Induction of cell death in Jurkat cells for measuring DEVDase activity

Jurkat cells seeded at 5×105 cells/ml were treated or not with IFN. After 24 h, cells were treated or not with anti-Fas or dsRNA. The percentage of dead cells was monitored by trypan blue exclusion after addition of anti-Fas or dsRNA. Cells were collected by centrifugation and assayed for DEVDase activity.

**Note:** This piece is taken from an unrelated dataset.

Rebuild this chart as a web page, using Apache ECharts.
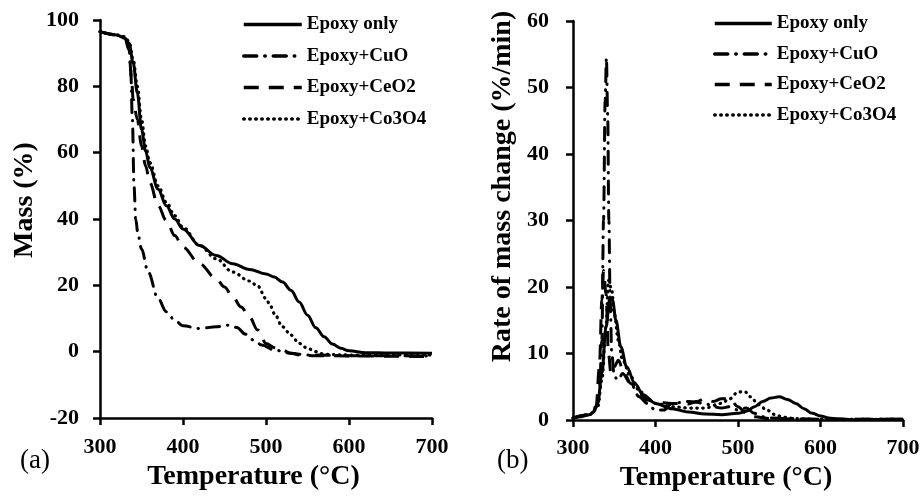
<!DOCTYPE html>
<html><head><meta charset="utf-8">
<script src="https://cdn.jsdelivr.net/npm/echarts@6/dist/echarts.min.js"></script>
<style>html,body{margin:0;padding:0;background:#fff}#c{width:923px;height:502px}</style>
</head><body><div id="c"></div>
<script>
// ---------- DATA ----------
const seriesNames = ['Epoxy only', 'Epoxy+CuO', 'Epoxy+CeO2', 'Epoxy+Co3O4'];
const xTicks = [300, 400, 500, 600, 700];

// (a) Mass (%) vs temperature
const massT_epoxy = [300,320,330,335,340,345,350,355,360,370,380,390,400,420,440,460,480,500,510,520,530,540,550,560,570,580,590,600,620,650,700];
const mass_epoxy  = [96.5,95.5,94.5,93,87,78,67,60.5,55.5,49,44,40,37,32,29,26.5,24.8,23.4,22.5,21,18.5,15,11,7.2,4.5,2.3,1,0.3,-0.3,-0.4,-0.5];
const massT_cuo = [300,320,330,335,337,339,341,343,346,350,358,370,380,390,400,420,440,455,465,475,485,495,510,530,550,600,700];
const mass_cuo  = [96.5,95.5,94.5,92,85,70,50,40,35,31,24,16,12,9.5,7.8,7,7.5,8,7.3,5.3,3.5,2,0.5,-0.5,-1,-1.2,-1.3];
const massT_ceo2 = [300,320,330,335,338,340,345,350,355,360,370,380,390,400,420,440,450,460,470,480,490,500,510,520,530,540,560,600,700];
const mass_ceo2  = [96.5,95.5,94.5,91,82,76,70,62,56,51,44,39.5,35,31.5,26.5,22,19.5,16.5,13.5,10.5,6.5,2.5,1.2,0.5,-0.5,-1,-1.2,-1.3,-1.5];
const massT_co3o4 = [300,320,330,335,340,345,350,355,360,370,380,390,400,420,440,460,480,490,500,505,510,520,530,540,550,560,570,600,700];
const mass_co3o4  = [96.5,95.5,95,93.5,88,80,70,62,57,50,45,41,37.5,32,28,24,21.3,19.8,16,14,11.5,7.5,5,2.5,1,0,-0.8,-1,-1];

// (b) Rate of mass change (%/min) vs temperature
const rateT_epoxy = [300,310,320,325,330,335,340,345,348,352,358,365,375,385,400,420,440,460,480,500,510,520,530,540,550,560,570,580,590,600,610,620,640,700];
const rate_epoxy  = [0.3,0.5,0.8,1.2,2.5,7,14,18.5,18,15,11,8,5.5,3.8,2.5,1.7,1.2,0.9,0.8,1,1.3,2,2.8,3.3,3.5,3.1,2.5,1.7,1,0.6,0.3,0.15,0.05,0.1];
const rateT_cuo = [300,320,328,332,335,337,339,340.5,342,343.5,345,347,350,355,360,370,380,390,400,410,420,440,460,470,480,490,500,510,520,530,540,560,600,700];
const rate_cuo  = [0.3,0.8,1.5,4,12,30,48,54.5,46,30,18,10,6.5,6,7,5.5,3.5,2.5,1.5,1.5,2.5,2.8,2.5,2,1.8,2,1.5,1.8,1,0.5,0.3,0.2,0.1,0.1];
const rateT_ceo2 = [300,320,328,332,335,337,340,343,346,350,355,362,370,380,390,400,420,440,450,460,470,480,490,500,510,520,540,600,700];
const rate_ceo2  = [0.3,0.8,2,8,18,22.5,19,10,7,8,9,7,5.5,4,3,2.7,2.5,2.4,2.8,3.2,2.8,3.2,3.2,2,1,0.5,0.2,0.1,0.1];
const rateT_co3o4 = [300,320,330,335,340,343,347,350,355,360,370,380,390,400,420,440,460,480,490,500,508,515,525,535,545,555,570,600,700];
const rate_co3o4  = [0.3,0.8,2,6,14,21,19.5,16,12,9,6.5,4.5,3.2,2.5,2,1.8,1.8,2.5,3.2,4.2,4.3,3.5,2.3,1.5,0.8,0.4,0.2,0.1,0.1];

// ---------- STYLE ----------
const FONT = 'Liberation Serif';
const styles = [
  {type: 'solid', width: 3, cap: 'butt'},
  {type: [13, 8, 0.5, 8], width: 3, cap: 'round'},
  {type: [15, 10], width: 3, cap: 'butt'},
  {type: [0.5, 5.5], width: 3.2, cap: 'round'}
];
const pair = (xs, ys) => xs.map((x, i) => [x, ys[i]]);
const massSets = [[massT_epoxy, mass_epoxy],[massT_cuo, mass_cuo],[massT_ceo2, mass_ceo2],[massT_co3o4, mass_co3o4]];
const rateSets = [[rateT_epoxy, rate_epoxy],[rateT_cuo, rate_cuo],[rateT_ceo2, rate_ceo2],[rateT_co3o4, rate_co3o4]];

function axisCommon(labelMargin, namePadding) {
  return {
    type: 'value',
    axisLine: {show: true, onZero: false, lineStyle: {color: '#000', width: 2.5}},
    axisTick: {show: true, inside: false, length: 7, lineStyle: {color: '#000', width: 2.5}},
    splitLine: {show: false},
    axisLabel: {color: '#000', fontFamily: FONT, fontWeight: 'bold', fontSize: 22, margin: labelMargin},
    nameTextStyle: {color: '#000', fontFamily: FONT, fontWeight: 'bold', fontSize: 28, padding: namePadding},
    nameLocation: 'middle'
  };
}

const series = [];
[massSets, rateSets].forEach((sets, gi) => {
  sets.forEach((s, i) => {
    series.push({
      name: seriesNames[i], type: 'line', xAxisIndex: gi, yAxisIndex: gi,
      data: pair(s[0], s[1]), symbol: 'none', smooth: 0.35, smoothMonotone: 'x',
      lineStyle: {color: '#000', width: styles[i].width, type: styles[i].type, cap: styles[i].cap},
      itemStyle: {color: '#000'}, z: 4 - i
    });
  });
});

function legendAt(left, top, gap, w) {
  return {
    data: seriesNames, orient: 'vertical', left: left, top: top,
    itemWidth: w, itemHeight: 14, itemGap: gap,
    selectedMode: false,
    itemStyle: {opacity: 0},
    lineStyle: {width: 3.5},
    textStyle: {color: '#000', fontFamily: FONT, fontWeight: 'bold', fontSize: 19}
  };
}

const option = {
  animation: false,
  backgroundColor: '#fff',
  title: [
    {text: '(a)', left: 20, top: 447, padding: 0, textStyle: {fontFamily: FONT, fontWeight: 'normal', fontSize: 27, color: '#000'}},
    {text: '(b)', left: 497, top: 447, padding: 0, textStyle: {fontFamily: FONT, fontWeight: 'normal', fontSize: 27, color: '#000'}}
  ],
  legend: [legendAt(237, 10, 12.5, 58), legendAt(708, 9, 11.5, 57)],
  grid: [
    {left: 100, top: 20, width: 332, height: 398},
    {left: 573, top: 21, width: 330, height: 399}
  ],
  xAxis: [
    Object.assign(axisCommon(18, [0, 25, 0, 0]), {gridIndex: 0, min: 300, max: 700, interval: 100, name: 'Temperature (°C)', nameGap: 44}),
    Object.assign(axisCommon(17, [0, 24, 0, 0]), {gridIndex: 1, min: 300, max: 700, interval: 100, name: 'Temperature (°C)', nameGap: 44})
  ],
  yAxis: [
    Object.assign(axisCommon(21, [0, 0, 0, 38]), {gridIndex: 0, min: -20, max: 100, interval: 20, name: 'Mass (%)', nameGap: 61}),
    Object.assign(axisCommon(24, [0, 0, 0, 68]), {gridIndex: 1, min: 0, max: 60, interval: 10, name: 'Rate of mass change (%/min)', nameGap: 56})
  ],
  series: series
};
echarts.init(document.getElementById('c'), null, {renderer: 'canvas'}).setOption(option);
</script></body></html>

Induction of cell death in L929 cells for FACS analysis, DEVDase activity measurement and Western blotting

For flow fluorocytometric analysis, L929sAFas or L929sAFas.Bcl2 cells were seeded at 105 cells/ml/well and kept in suspension in uncoated 24-well tissue culture plates (Sarstedt, Newton, NC, USA) in serum-containing DMEM. Following 24-h culture, cells were treated with or without IFN-β (200 IU/ml). TNF (10 000 IU/ml), with or without 10 mM LiCl or anti-Fas (100 ng/ml) or dsRNA (100 μg/ml) or medium as control, were added to the cells after 24 h. In each experiment three replicate plates were prepared and used for FACS analysis, determination of DEVDase activity and Western blotting.

FACS analysis

Cells were harvested and kept on ice before analysis with a FACScalibur flow cytometer (Becton Dickinson). Changes in cellular morphology were determined by plotting side-scatter vs forward-scatter. Loss of cell membrane integrity as a measure of cell death was determined by PI fluorescence.30 DNA degradation was measured by PI staining after one freeze/thaw cycle to permeabilize cells, and was determined as the percentage of cells containing hypoploid DNA.30 Production of reactive oxygen species (ROS) was measured at 525 nm as mean rhodamine 123 (R123) fluorescence, resulting from DHR123 oxidation by intact cells. Cells were incubated with DHR123 for 30 min before analysis. Relative R123 was defined as the ratio of fluorescence emitted at a given time point and that of initial control.

DEVDase activity

The fluorogenic substrate assay for caspase activity was carried out as described previously.30 Cells were transferred to Eppendorf tubes, washed in cold phosphate buffer and lysed in 100 μl caspase lysis buffer, Cell debris was removed by centrifugation and caspase activity was determined by incubating 25 μl of the soluble fraction with 50 μM Ac-DEVD-amc in 150 μl cell-free system buffer, containing 220 mM mannitol, 68 mM sucrose, 2 mM MgCl2, 2 mM NaCl, 2.5 mM PO4H2K, 0.5 mM EGTA, 0.5 mM sodium pyruvate, 0.5 mM L-glutamine, 10 mM HEPES-NaOH pH 7.4, and 10 mM dithiothreitol. The release of fluorescent 7-amino-4-methylcoumarin was measured for 60 min at 2-min intervals by fluorometry (excitation at 360 nm and emission at 480 nm) (Cytofluor; PerSeptive Biosystems, Cambridge, MA, USA); the maximal rate of increase in fluorescence was calculated (ΔF/min).

Western blot analysis

Cell lysate supernatants used for measuring DEVDase activity were also analyzed by Western blotting for detection of caspase and Bid proteolysis. Cells form each well analyzed for cytochrome c release were washed in cold phosphate buffer and permeabilized with 100 μl 0.02% digitonin dissolved in cell-free system buffer and left on ice for 1 min. This treatment allows selective lysis of the plasma membrane without affecting the organelle membranes. The pellet (organelle fraction) was dissolved separately in Laemmli buffer. Samples were analyzed by 15% SDS–PAGE and Western blotting using antibodies to cytochrome c, Bid, caspase-9, caspase-3 and caspase-7, and developed with Enhanced Luminol reagent (Du Pont, Wilmington, DE, USA).